▶ What you should do
Copy the lines below as they are; omit the images they contain.

▶ Data shown
▬▬▬

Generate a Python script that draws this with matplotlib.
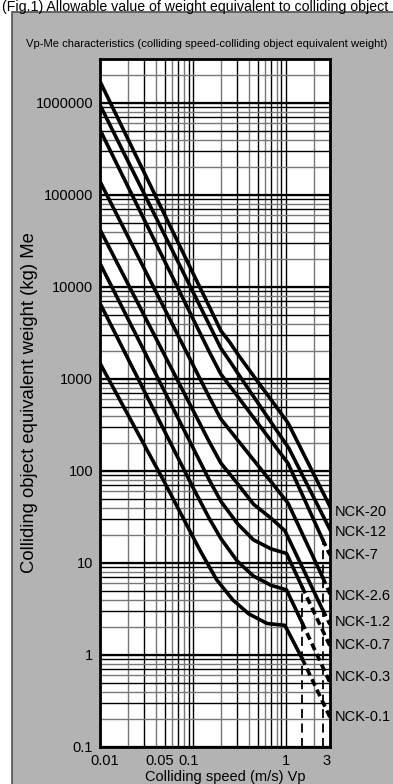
import numpy as np
import matplotlib
matplotlib.use('Agg')
import matplotlib.pyplot as plt
import matplotlib.transforms as mtransforms
from matplotlib.patches import Rectangle

# ---------------- data ----------------
models = ['NCK-20', 'NCK-12', 'NCK-7', 'NCK-2.6', 'NCK-1.2', 'NCK-0.7', 'NCK-0.3', 'NCK-0.1']

# solid parts of each curve: speed Vp (m/s), equivalent weight Me (kg)
v_nck20 = [0.01, 0.1, 0.15, 0.2, 0.25, 0.3, 0.45, 0.7, 1.064, 3.0]
m_nck20 = [1.71e6, 1.42e4, 6150, 3350, 2500, 1900, 1080, 590, 330, 41]
v_nck12 = [0.01, 0.1, 0.15, 0.2, 0.25, 0.3, 0.45, 0.7, 1.08, 3.0]
m_nck12 = [9.5e5, 8870, 3890, 2160, 1560, 1180, 646, 335, 177, 23]
v_nck7 = [0.01, 0.1, 0.15, 0.2, 0.25, 0.3, 0.45, 0.7, 1.06, 2.5]
m_nck7 = [5.1e5, 4545, 1980, 1130, 838, 656, 381, 211, 121, 18]
v_nck26 = [0.01, 0.1, 0.15, 0.2, 0.25, 0.3, 0.45, 0.7, 1.06, 2.5]
m_nck26 = [1.4e5, 1430, 638, 368, 277, 220, 132, 75.7, 44.6, 7.0]
v_nck12s = [0.01, 0.1, 0.15, 0.2, 0.3, 0.45, 0.7, 0.98, 2.5]
m_nck12s = [4.2e4, 460, 208, 122, 73.8, 43.5, 30.5, 22.4, 3.1]
v_nck07 = [0.01, 0.1, 0.15, 0.2, 0.3, 0.45, 0.7, 1.02, 1.5]
m_nck07 = [1.8e4, 180, 80, 47, 27, 17.8, 14.2, 12.7, 5.5]
v_nck03 = [0.01, 0.1, 0.15, 0.2, 0.3, 0.45, 0.7, 1.02, 1.5]
m_nck03 = [6650, 66.5, 30.5, 18.5, 10.5, 7.2, 5.7, 5.1, 2.25]
v_nck01 = [0.01, 0.048, 0.119, 0.18, 0.27, 0.4, 0.63, 0.98, 1.5]
m_nck01 = [1480, 80, 13.8, 6.6, 3.96, 2.8, 2.2, 2.1, 0.92]

# dashed continuations beyond the rated speed
dv_nck7 = [2.5, 3.0]; dm_nck7 = [18, 12.2]
dv_nck26 = [2.5, 3.0]; dm_nck26 = [7.0, 4.6]
dv_nck12s = [2.5, 3.0]; dm_nck12s = [3.1, 2.15]
dv_nck07 = [1.5, 3.0]; dm_nck07 = [5.5, 1.25]
dv_nck03 = [1.5, 3.0]; dm_nck03 = [2.25, 0.5]
dv_nck01 = [1.5, 3.0]; dm_nck01 = [0.92, 0.21]

solid_v = [v_nck20, v_nck12, v_nck7, v_nck26, v_nck12s, v_nck07, v_nck03, v_nck01]
solid_m = [m_nck20, m_nck12, m_nck7, m_nck26, m_nck12s, m_nck07, m_nck03, m_nck01]
dash_v = [dv_nck7, dv_nck26, dv_nck12s, dv_nck07, dv_nck03, dv_nck01]
dash_m = [dm_nck7, dm_nck26, dm_nck12s, dm_nck07, dm_nck03, dm_nck01]

# rated speed limits (dashed verticals) and the weight they reach up to
limit_v = [1.5, 2.5]
limit_m = [5.5, 18]

# weights at which the model names sit at the right side
label_m = [36, 21.9, 12.2, 4.4, 2.3, 1.3, 0.58, 0.21]

xticks = [0.01, 0.05, 0.1, 1, 3]
xticklabels = ['0.01', '0.05', '0.1', '1', '3']
yticks = [0.1, 1, 10, 100, 1000, 10000, 100000, 1000000]
yticklabels = ['0.1', '1', '10', '100', '1000', '10000', '100000', '1000000']

# ---------------- figure ----------------
plt.rcParams['font.family'] = ['Liberation Sans', 'DejaVu Sans']

W, H = 393, 784
fig = plt.figure(figsize=(W / 100, H / 100), dpi=100)
fig.patch.set_facecolor('white')


def fx(px):
    return px / W


def fy(py):
    return 1 - py / H


fig.add_artist(Rectangle((fx(12), -0.1), 1.2, fy(12) + 0.1, transform=fig.transFigure,
                         facecolor='#b3b3b3', edgecolor='#505050', lw=1.2, zorder=-5))

cap = fig.text(fx(2), fy(7), '(Fig.1) Allowable value of weight equivalent to colliding object',
               fontsize=9.5, ha='left', va='center', color='black')
ttl = fig.text(fx(207), fy(44), 'Vp-Me characteristics (colliding speed-colliding object equivalent weight)',
               fontsize=8.6, ha='center', va='center', color='black')

renderer = fig.canvas.get_renderer()


def fit_width(t, target_px):
    for _ in range(4):
        w = t.get_window_extent(renderer=renderer).width
        t.set_fontsize(t.get_fontsize() * target_px / w)


fit_width(cap, 388)
fit_width(ttl, 362)

ax = fig.add_axes([fx(100), fy(747), fx(330) - fx(100), fy(59) - fy(747)])
ax.set_facecolor('white')
ax.set_xscale('log')
ax.set_yscale('log')
ax.set_xlim(0.01, 3)
ax.set_ylim(0.1, 3e6)

# grid
for dec in [0.01, 0.1, 1]:
    for k in range(1, 10):
        x = dec * k
        if x > 3:
            continue
        col = 'black' if k in (1, 3, 5, 7, 9) else '#777777'
        ax.axvline(x, color=col, lw=1.0, zorder=1)
for dec in [0.1, 1, 10, 100, 1000, 1e4, 1e5, 1e6]:
    for k in range(1, 10):
        y = dec * k
        if y > 3e6:
            continue
        col = 'black' if k in (1, 3, 5, 7, 9) else '#777777'
        ax.axhline(y, color=col, lw=1.0, zorder=1)
        if k == 1:
            ax.axhline(y * 1.03, color='black', lw=0.9, zorder=1)

for sv, sm in zip(solid_v, solid_m):
    ax.plot(sv, sm, color='black', lw=2.6, solid_joinstyle='round', zorder=3)
for dv, dm in zip(dash_v, dash_m):
    ax.plot(dv, dm, color='black', lw=2.6, ls=(0, (2.0, 1.2)), zorder=3)
for lv, lm in zip(limit_v, limit_m):
    ax.plot([lv, lv], [0.1, lm], color='black', lw=1.3, ls=(0, (5, 3)), zorder=3)

trans = mtransforms.blended_transform_factory(ax.transAxes, ax.transData)
for name, lm in zip(models, label_m):
    ax.text(1.02, lm, name, transform=trans, fontsize=10.5, ha='left', va='center', clip_on=False)

for s in ax.spines.values():
    s.set_linewidth(2.0)
    s.set_color('black')
    s.set_zorder(5)

ax.set_xticks(xticks)
ax.set_xticklabels(xticklabels)
ax.set_yticks(yticks)
ax.set_yticklabels(yticklabels)
ax.minorticks_off()
ax.tick_params(length=0, labelsize=10.5, pad=5)

# small horizontal nudges of the x tick labels as in the reference
nudges = [5, -5, -4, 0, -3]
for lab, dx in zip(ax.get_xticklabels(), nudges):
    lab.set_transform(lab.get_transform() + mtransforms.ScaledTranslation(dx / 100, 0, fig.dpi_scale_trans))

ax.set_xlabel('Colliding speed (m/s) Vp', fontsize=10.5)
ax.xaxis.set_label_coords((225 - 100) / 230, -(777 - 747) / 688)
ax.xaxis.label.set_va('center')
ax.set_ylabel('Colliding object equivalent weight (kg) Me', fontsize=13.3)
ax.yaxis.set_label_coords((30 - 100) / 230, 0.5)
ax.yaxis.label.set_va('center')

fig.savefig('out.png', dpi=100, facecolor='white')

▬▬▬

▶ Correct response
Generate a Python script that draws this with matplotlib.
import numpy as np
import matplotlib
matplotlib.use('Agg')
import matplotlib.pyplot as plt
import matplotlib.transforms as mtransforms
from matplotlib.patches import Rectangle

# ---------------- data ----------------
models = ['NCK-20', 'NCK-12', 'NCK-7', 'NCK-2.6', 'NCK-1.2', 'NCK-0.7', 'NCK-0.3', 'NCK-0.1']

# solid parts of each curve: speed Vp (m/s), equivalent weight Me (kg)
v_nck20 = [0.01, 0.1, 0.15, 0.2, 0.25, 0.3, 0.45, 0.7, 1.064, 3.0]
m_nck20 = [1.71e6, 1.42e4, 6150, 3350, 2500, 1900, 1080, 590, 330, 41]
v_nck12 = [0.01, 0.1, 0.15, 0.2, 0.25, 0.3, 0.45, 0.7, 1.08, 3.0]
m_nck12 = [9.5e5, 8870, 3890, 2160, 1560, 1180, 646, 335, 177, 23]
v_nck7 = [0.01, 0.1, 0.15, 0.2, 0.25, 0.3, 0.45, 0.7, 1.06, 2.5]
m_nck7 = [5.1e5, 4545, 1980, 1130, 838, 656, 381, 211, 121, 18]
v_nck26 = [0.01, 0.1, 0.15, 0.2, 0.25, 0.3, 0.45, 0.7, 1.06, 2.5]
m_nck26 = [1.4e5, 1430, 638, 368, 277, 220, 132, 75.7, 44.6, 7.0]
v_nck12s = [0.01, 0.1, 0.15, 0.2, 0.3, 0.45, 0.7, 0.98, 2.5]
m_nck12s = [4.2e4, 460, 208, 122, 73.8, 43.5, 30.5, 22.4, 3.1]
v_nck07 = [0.01, 0.1, 0.15, 0.2, 0.3, 0.45, 0.7, 1.02, 1.5]
m_nck07 = [1.8e4, 180, 80, 47, 27, 17.8, 14.2, 12.7, 5.5]
v_nck03 = [0.01, 0.1, 0.15, 0.2, 0.3, 0.45, 0.7, 1.02, 1.5]
m_nck03 = [6650, 66.5, 30.5, 18.5, 10.5, 7.2, 5.7, 5.1, 2.25]
v_nck01 = [0.01, 0.048, 0.119, 0.18, 0.27, 0.4, 0.63, 0.98, 1.5]
m_nck01 = [1480, 80, 13.8, 6.6, 3.96, 2.8, 2.2, 2.1, 0.92]

# dashed continuations beyond the rated speed
dv_nck7 = [2.5, 3.0]; dm_nck7 = [18, 12.2]
dv_nck26 = [2.5, 3.0]; dm_nck26 = [7.0, 4.6]
dv_nck12s = [2.5, 3.0]; dm_nck12s = [3.1, 2.15]
dv_nck07 = [1.5, 3.0]; dm_nck07 = [5.5, 1.25]
dv_nck03 = [1.5, 3.0]; dm_nck03 = [2.25, 0.5]
dv_nck01 = [1.5, 3.0]; dm_nck01 = [0.92, 0.21]

solid_v = [v_nck20, v_nck12, v_nck7, v_nck26, v_nck12s, v_nck07, v_nck03, v_nck01]
solid_m = [m_nck20, m_nck12, m_nck7, m_nck26, m_nck12s, m_nck07, m_nck03, m_nck01]
dash_v = [dv_nck7, dv_nck26, dv_nck12s, dv_nck07, dv_nck03, dv_nck01]
dash_m = [dm_nck7, dm_nck26, dm_nck12s, dm_nck07, dm_nck03, dm_nck01]

# rated speed limits (dashed verticals) and the weight they reach up to
limit_v = [1.5, 2.5]
limit_m = [5.5, 18]

# weights at which the model names sit at the right side
label_m = [36, 21.9, 12.2, 4.4, 2.3, 1.3, 0.58, 0.21]

xticks = [0.01, 0.05, 0.1, 1, 3]
xticklabels = ['0.01', '0.05', '0.1', '1', '3']
yticks = [0.1, 1, 10, 100, 1000, 10000, 100000, 1000000]
yticklabels = ['0.1', '1', '10', '100', '1000', '10000', '100000', '1000000']

# ---------------- figure ----------------
plt.rcParams['font.family'] = ['Liberation Sans', 'DejaVu Sans']

W, H = 393, 784
fig = plt.figure(figsize=(W / 100, H / 100), dpi=100)
fig.patch.set_facecolor('white')


def fx(px):
    return px / W


def fy(py):
    return 1 - py / H


fig.add_artist(Rectangle((fx(12), -0.1), 1.2, fy(12) + 0.1, transform=fig.transFigure,
                         facecolor='#b3b3b3', edgecolor='#505050', lw=1.2, zorder=-5))

cap = fig.text(fx(2), fy(7), '(Fig.1) Allowable value of weight equivalent to colliding object',
               fontsize=9.5, ha='left', va='center', color='black')
ttl = fig.text(fx(207), fy(44), 'Vp-Me characteristics (colliding speed-colliding object equivalent weight)',
               fontsize=8.6, ha='center', va='center', color='black')

renderer = fig.canvas.get_renderer()


def fit_width(t, target_px):
    for _ in range(4):
        w = t.get_window_extent(renderer=renderer).width
        t.set_fontsize(t.get_fontsize() * target_px / w)


fit_width(cap, 388)
fit_width(ttl, 362)

ax = fig.add_axes([fx(100), fy(747), fx(330) - fx(100), fy(59) - fy(747)])
ax.set_facecolor('white')
ax.set_xscale('log')
ax.set_yscale('log')
ax.set_xlim(0.01, 3)
ax.set_ylim(0.1, 3e6)

# grid
for dec in [0.01, 0.1, 1]:
    for k in range(1, 10):
        x = dec * k
        if x > 3:
            continue
        col = 'black' if k in (1, 3, 5, 7, 9) else '#777777'
        ax.axvline(x, color=col, lw=1.0, zorder=1)
for dec in [0.1, 1, 10, 100, 1000, 1e4, 1e5, 1e6]:
    for k in range(1, 10):
        y = dec * k
        if y > 3e6:
            continue
        col = 'black' if k in (1, 3, 5, 7, 9) else '#777777'
        ax.axhline(y, color=col, lw=1.0, zorder=1)
        if k == 1:
            ax.axhline(y * 1.03, color='black', lw=0.9, zorder=1)

for sv, sm in zip(solid_v, solid_m):
    ax.plot(sv, sm, color='black', lw=2.6, solid_joinstyle='round', zorder=3)
for dv, dm in zip(dash_v, dash_m):
    ax.plot(dv, dm, color='black', lw=2.6, ls=(0, (2.0, 1.2)), zorder=3)
for lv, lm in zip(limit_v, limit_m):
    ax.plot([lv, lv], [0.1, lm], color='black', lw=1.3, ls=(0, (5, 3)), zorder=3)

trans = mtransforms.blended_transform_factory(ax.transAxes, ax.transData)
for name, lm in zip(models, label_m):
    ax.text(1.02, lm, name, transform=trans, fontsize=10.5, ha='left', va='center', clip_on=False)

for s in ax.spines.values():
    s.set_linewidth(2.0)
    s.set_color('black')
    s.set_zorder(5)

ax.set_xticks(xticks)
ax.set_xticklabels(xticklabels)
ax.set_yticks(yticks)
ax.set_yticklabels(yticklabels)
ax.minorticks_off()
ax.tick_params(length=0, labelsize=10.5, pad=5)

# small horizontal nudges of the x tick labels as in the reference
nudges = [5, -5, -4, 0, -3]
for lab, dx in zip(ax.get_xticklabels(), nudges):
    lab.set_transform(lab.get_transform() + mtransforms.ScaledTranslation(dx / 100, 0, fig.dpi_scale_trans))

ax.set_xlabel('Colliding speed (m/s) Vp', fontsize=10.5)
ax.xaxis.set_label_coords((225 - 100) / 230, -(777 - 747) / 688)
ax.xaxis.label.set_va('center')
ax.set_ylabel('Colliding object equivalent weight (kg) Me', fontsize=13.3)
ax.yaxis.set_label_coords((30 - 100) / 230, 0.5)
ax.yaxis.label.set_va('center')

fig.savefig('out.png', dpi=100, facecolor='white')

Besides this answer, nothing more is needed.